SET TASK: Copy the data that follows exactly. Include no pictures.

DATA LINES:

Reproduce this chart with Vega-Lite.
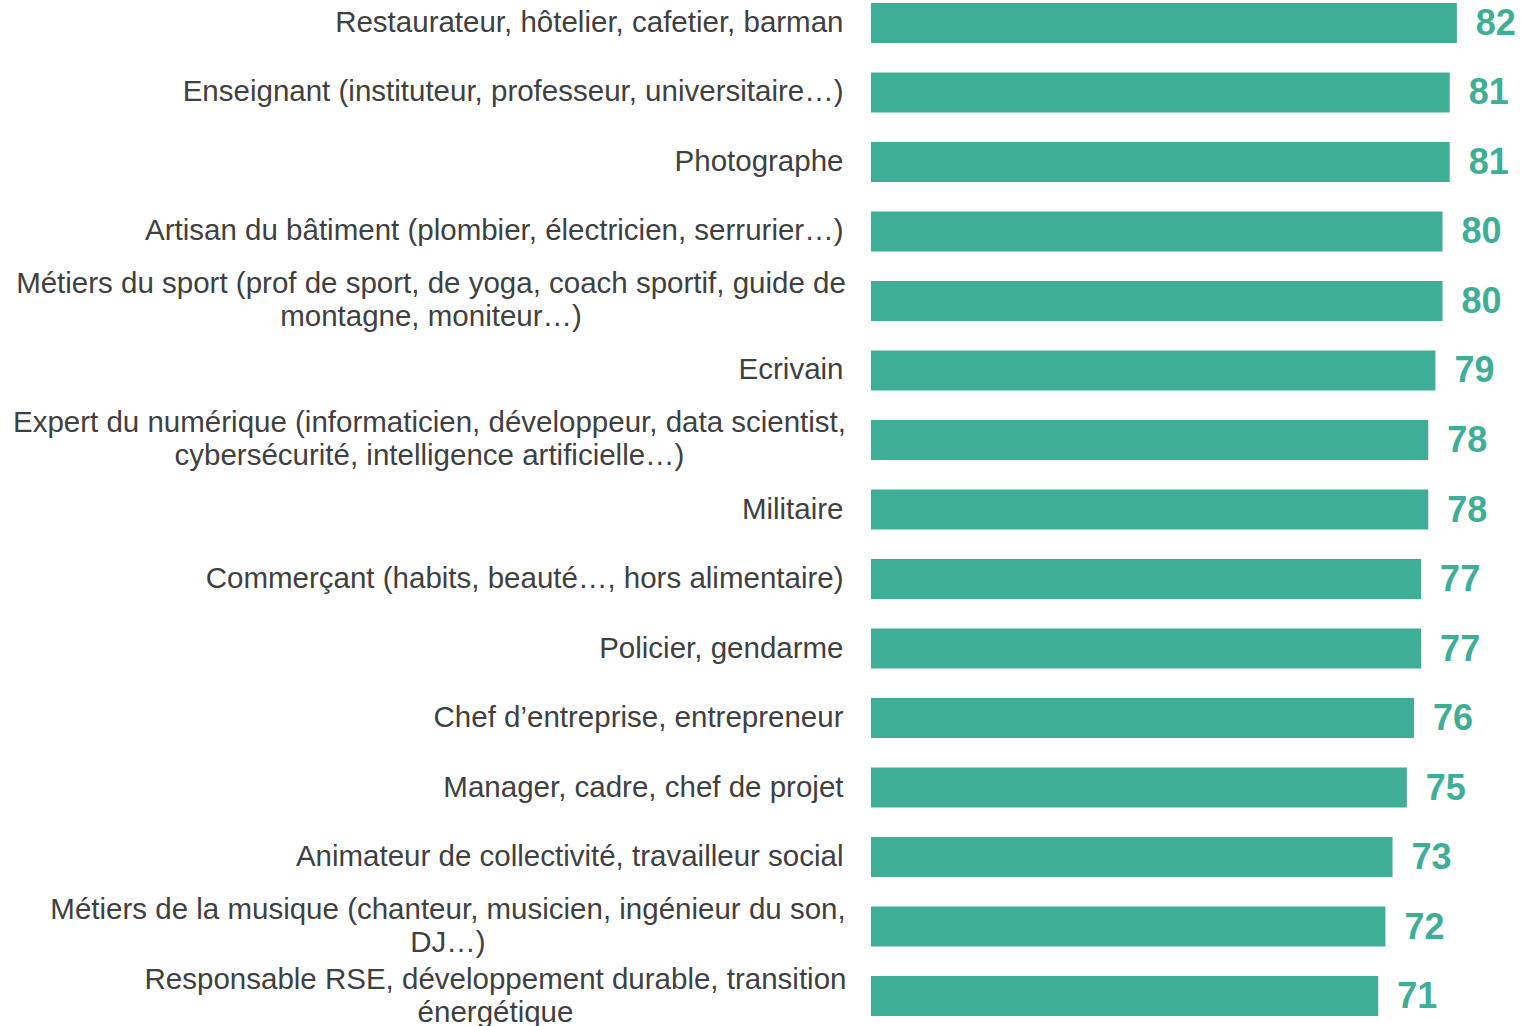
{
  "$schema": "https://vega.github.io/schema/vega-lite/v6.json",
  "autosize": {"type": "none"},
  "width": 643,
  "height": 1019,
  "padding": {"left": 871, "top": 0, "right": 10, "bottom": 7},
  "background": "#ffffff",
  "config": {"view": {"stroke": null}, "font": "Liberation Sans"},
  "data": {
    "values": [
      {"metier": "Restaurateur, hôtelier, cafetier, barman", "score": 82},
      {"metier": "Enseignant (instituteur, professeur, universitaire…)", "score": 81},
      {"metier": "Photographe", "score": 81},
      {"metier": "Artisan du bâtiment (plombier, électricien, serrurier…)", "score": 80},
      {"metier": "Métiers du sport (prof de sport, de yoga, coach sportif, guide de|montagne, moniteur…)", "score": 80},
      {"metier": "Ecrivain", "score": 79},
      {"metier": "Expert du numérique (informaticien, développeur, data scientist,|cybersécurité, intelligence artificielle…)", "score": 78},
      {"metier": "Militaire", "score": 78},
      {"metier": "Commerçant (habits, beauté…, hors alimentaire)", "score": 77},
      {"metier": "Policier, gendarme", "score": 77},
      {"metier": "Chef d’entreprise, entrepreneur", "score": 76},
      {"metier": "Manager, cadre, chef de projet", "score": 75},
      {"metier": "Animateur de collectivité, travailleur social", "score": 73},
      {"metier": "Métiers de la musique (chanteur, musicien, ingénieur du son,|DJ…)", "score": 72},
      {"metier": "Responsable RSE, développement durable, transition|énergétique", "score": 71}
    ]
  },
  "encoding": {
    "y": {
      "field": "metier",
      "type": "nominal",
      "sort": null,
      "scale": {"paddingInner": 0.425, "paddingOuter": 0.043},
      "axis": {
        "title": null,
        "domain": false,
        "ticks": false,
        "tickSize": 0,
        "labelExpr": "split(datum.label, '|')",
        "labelFont": "Liberation Sans",
        "labelFontSize": 29.5,
        "labelColor": "#404040",
        "labelLimit": 0,
        "labelLineHeight": 33,
        "labelAlign": {
          "condition": {"test": "indexof(datum.value, '|') >= 0", "value": "center"},
          "value": "right"
        },
        "labelOffset": {
          "condition": {"test": "indexof(datum.value, '|') >= 0", "value": -16.5},
          "value": 0
        },
        "labelPadding": {
          "condition": [
            {"test": "indexof(datum.value, 'sport') >= 0", "value": 440.5},
            {"test": "indexof(datum.value, 'numérique') >= 0", "value": 442},
            {"test": "indexof(datum.value, 'musique') >= 0", "value": 423.5},
            {"test": "indexof(datum.value, 'RSE') >= 0", "value": 376}
          ],
          "value": 28
        }
      }
    },
    "x": {
      "field": "score",
      "type": "quantitative",
      "scale": {"domain": [0, 90], "nice": false},
      "axis": null
    }
  },
  "layer": [
    {"mark": {"type": "bar", "color": "#3EAE96"}},
    {
      "mark": {
        "type": "text",
        "align": "left",
        "baseline": "middle",
        "dx": 19,
        "dy": 1,
        "font": "Liberation Sans",
        "fontSize": 36,
        "fontWeight": "bold",
        "color": "#3EAE96"
      },
      "encoding": {"text": {"field": "score", "type": "quantitative"}}
    }
  ]
}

FINAL ANSWER:
Reproduce this chart with Vega-Lite.
{
  "$schema": "https://vega.github.io/schema/vega-lite/v6.json",
  "autosize": {"type": "none"},
  "width": 643,
  "height": 1019,
  "padding": {"left": 871, "top": 0, "right": 10, "bottom": 7},
  "background": "#ffffff",
  "config": {"view": {"stroke": null}, "font": "Liberation Sans"},
  "data": {
    "values": [
      {"metier": "Restaurateur, hôtelier, cafetier, barman", "score": 82},
      {"metier": "Enseignant (instituteur, professeur, universitaire…)", "score": 81},
      {"metier": "Photographe", "score": 81},
      {"metier": "Artisan du bâtiment (plombier, électricien, serrurier…)", "score": 80},
      {"metier": "Métiers du sport (prof de sport, de yoga, coach sportif, guide de|montagne, moniteur…)", "score": 80},
      {"metier": "Ecrivain", "score": 79},
      {"metier": "Expert du numérique (informaticien, développeur, data scientist,|cybersécurité, intelligence artificielle…)", "score": 78},
      {"metier": "Militaire", "score": 78},
      {"metier": "Commerçant (habits, beauté…, hors alimentaire)", "score": 77},
      {"metier": "Policier, gendarme", "score": 77},
      {"metier": "Chef d’entreprise, entrepreneur", "score": 76},
      {"metier": "Manager, cadre, chef de projet", "score": 75},
      {"metier": "Animateur de collectivité, travailleur social", "score": 73},
      {"metier": "Métiers de la musique (chanteur, musicien, ingénieur du son,|DJ…)", "score": 72},
      {"metier": "Responsable RSE, développement durable, transition|énergétique", "score": 71}
    ]
  },
  "encoding": {
    "y": {
      "field": "metier",
      "type": "nominal",
      "sort": null,
      "scale": {"paddingInner": 0.425, "paddingOuter": 0.043},
      "axis": {
        "title": null,
        "domain": false,
        "ticks": false,
        "tickSize": 0,
        "labelExpr": "split(datum.label, '|')",
        "labelFont": "Liberation Sans",
        "labelFontSize": 29.5,
        "labelColor": "#404040",
        "labelLimit": 0,
        "labelLineHeight": 33,
        "labelAlign": {
          "condition": {"test": "indexof(datum.value, '|') >= 0", "value": "center"},
          "value": "right"
        },
        "labelOffset": {
          "condition": {"test": "indexof(datum.value, '|') >= 0", "value": -16.5},
          "value": 0
        },
        "labelPadding": {
          "condition": [
            {"test": "indexof(datum.value, 'sport') >= 0", "value": 440.5},
            {"test": "indexof(datum.value, 'numérique') >= 0", "value": 442},
            {"test": "indexof(datum.value, 'musique') >= 0", "value": 423.5},
            {"test": "indexof(datum.value, 'RSE') >= 0", "value": 376}
          ],
          "value": 28
        }
      }
    },
    "x": {
      "field": "score",
      "type": "quantitative",
      "scale": {"domain": [0, 90], "nice": false},
      "axis": null
    }
  },
  "layer": [
    {"mark": {"type": "bar", "color": "#3EAE96"}},
    {
      "mark": {
        "type": "text",
        "align": "left",
        "baseline": "middle",
        "dx": 19,
        "dy": 1,
        "font": "Liberation Sans",
        "fontSize": 36,
        "fontWeight": "bold",
        "color": "#3EAE96"
      },
      "encoding": {"text": {"field": "score", "type": "quantitative"}}
    }
  ]
}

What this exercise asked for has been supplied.